You can Google the date of the Battle of Waterloo in half a second. But Van Loon wanted you to understand the pressure on Napoleon’s shoulders. He wanted you to see the "leitmotif" of history—how names like Caesar became Kaiser and Czar.

He believed history was a process, not a list.

Takeaway Insights

If you want to read history—or write it—like Van Loon, here’s the "Uncle Hank" approach:

  1. Skip the boring stuff. If a detail doesn't change the course of civilization, leave it out.
  2. Visualise everything. If you can’t draw a diagram of how an idea works, you probably don't understand it well enough to explain it.
  3. Put yourself in the story. Van Loon wasn't afraid to say "I think" or "My grandfather told me." It makes the writing feel human.
  4. Be a "popularizer." Don't hide knowledge behind big words.

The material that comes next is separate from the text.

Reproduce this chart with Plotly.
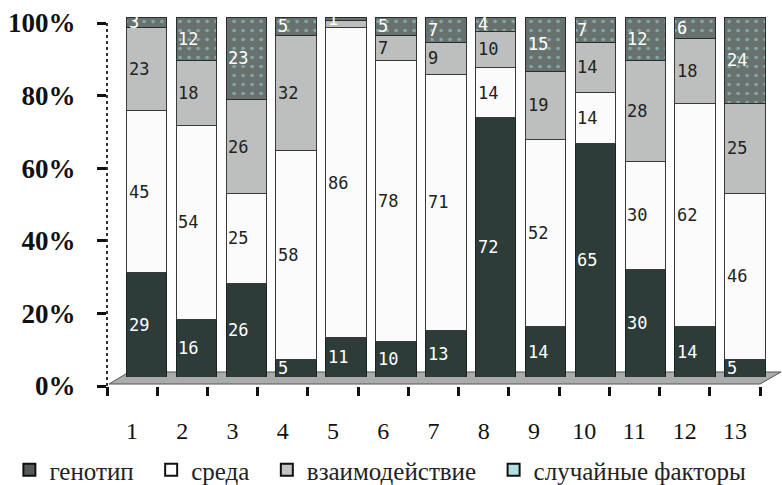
import plotly.graph_objects as go

# Data: shares of variance (%) by factor for 13 traits
categories = [str(i) for i in range(1, 14)]
genotype = [29, 16, 26, 5, 11, 10, 13, 72, 14, 65, 30, 14, 5]
environment = [45, 54, 25, 58, 86, 78, 71, 14, 52, 14, 30, 62, 46]
interaction = [23, 18, 26, 32, 2, 7, 9, 10, 19, 14, 28, 18, 25]
random_factors = [3, 12, 23, 5, 1, 5, 7, 4, 15, 7, 12, 6, 24]

series_names = ["генотип", "среда", "взаимодействие", "случайные факторы"]
y_tick_values = [0, 20, 40, 60, 80, 100]
y_tick_labels = ["0%", "20%", "40%", "60%", "80%", "100%"]

W, H = 782, 485


def fx(px):
    return px / W


def fy(px):
    return (H - px) / H


SERIF = "Liberation Serif, Times New Roman, serif"
LABEL_FONT = "DejaVu Sans Mono, monospace"

fig = go.Figure()

bar_styles = [
    dict(color="#2d3b39", line=dict(color="#1c2423", width=1)),
    dict(color="#fbfbfb", line=dict(color="#3a3a3a", width=1)),
    dict(color="#bcbfbe", line=dict(color="#3a3a3a", width=1)),
    dict(color="#67726f", line=dict(color="#2a2f2e", width=1),
         pattern=dict(shape=".", fgcolor="#a6e2e6", bgcolor="#67726f",
                      size=9, solidity=0.12)),
]
series_values = [genotype, environment, interaction, random_factors]

for name, vals, style in zip(series_names, series_values, bar_styles):
    fig.add_trace(go.Bar(
        x=categories, y=vals, name=name, marker=style,
        showlegend=False, hoverinfo="x+y+name",
        xaxis="x", yaxis="y",
    ))

# Legend entries with flat swatches (padded for wider spacing)
legend_colors = ["#555a59", "#ffffff", "#c4c4c4", "#aee0e4"]
pad = "\u00a0" * 2
for k, (name, col) in enumerate(zip(series_names, legend_colors)):
    label = name + (pad if k < len(series_names) - 1 else "")
    fig.add_trace(go.Bar(
        x=[None], y=[None], name=label,
        marker=dict(color=col, line=dict(color="#111111", width=2)),
        xaxis="x", yaxis="y", showlegend=True,
    ))

# Carrier trace for the category axis that holds the tick labels
fig.add_trace(go.Scatter(
    x=categories, y=[0] * len(categories), mode="markers",
    marker=dict(opacity=0), showlegend=False, hoverinfo="skip",
    xaxis="x2", yaxis="y2",
))

# Value labels, left-aligned inside each segment
label_colors = ["#ffffff", "#222222", "#222222", "#ffffff"]
hidden = {(2, 4)}  # interaction label of trait 5 is not shown
for i in range(len(categories)):
    base = 0
    for s, vals in enumerate(series_values):
        v = vals[i]
        if (s, i) not in hidden and v > 0:
            fig.add_annotation(
                x=i, y=base + v / 2, xref="x", yref="y",
                text=str(v), showarrow=False, xanchor="left",
                xshift=-20, font=dict(family=LABEL_FONT, size=17,
                                      color=label_colors[s]),
            )
        base += v

# Floor of the plot
floor = [(109, 384), (760, 384), (781, 372), (129, 372)]
path = "M " + " L ".join(f"{fx(x):.4f},{fy(y):.4f}" for x, y in floor) + " Z"
fig.add_shape(type="path", path=path, xref="paper", yref="paper",
              fillcolor="#a9acab", line=dict(color="#555555", width=1),
              layer="below")

# Dotted value axis line
fig.add_shape(type="line", xref="x2 domain", yref="y2", x0=0, x1=0,
              y0=0, y1=100, line=dict(color="#333333", width=2, dash="dot"))

fig.update_layout(
    width=W, height=H,
    margin=dict(l=0, r=0, t=0, b=0, autoexpand=False),
    paper_bgcolor="white", plot_bgcolor="rgba(0,0,0,0)",
    barmode="stack", bargap=0.19,
    xaxis=dict(domain=[fx(121.6), fx(770)], type="category",
               range=[-0.5, 12.5], showticklabels=False, ticks="",
               showgrid=False, zeroline=False, showline=False,
               anchor="y", automargin=False),
    yaxis=dict(domain=[fy(377), fy(17)], range=[0, 100], visible=False,
               anchor="x", automargin=False),
    xaxis2=dict(domain=[fx(107), fx(760)], type="category",
                range=[-0.5, 12.5], anchor="y2", tickson="boundaries",
                ticks="outside", ticklen=9, tickwidth=2.5,
                tickcolor="#111111", showgrid=False, zeroline=False,
                showline=False, ticklabelstandoff=28, automargin=False,
                tickfont=dict(family=SERIF, size=24, color="#111111")),
    yaxis2=dict(domain=[fy(386), fy(23)], range=[0, 100], anchor="x2",
                tickvals=y_tick_values, ticktext=y_tick_labels,
                ticks="outside", ticklen=9, tickwidth=2.5,
                tickcolor="#111111", showgrid=False, zeroline=False,
                showline=False, ticklabelstandoff=16, automargin=False,
                tickfont=dict(family=SERIF, size=27, color="#111111",
                              weight="bold")),
    legend=dict(orientation="h", x=0.012, y=fy(470), xanchor="left",
                yanchor="middle", font=dict(family=SERIF, size=25,
                                            color="#222222"),
                itemwidth=30, bgcolor="rgba(0,0,0,0)", traceorder="normal"),
    showlegend=True,
)

fig.write_html("out.html")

Education is for everyone, not just the elite.

Next Steps for You

If you want to actually experience his style, don't just read about him. Go find a 1920s or 1930s edition of The Story of Mankind or The Arts. The original layouts and the way his sketches interact with the text are something digital versions often mess up. Look specifically for his "Maps of Time"—they’re weirdly brilliant. Check out his unfinished autobiography, Report to St. Peter, if you want to see how he viewed his own chaotic life as he was reaching the end of it.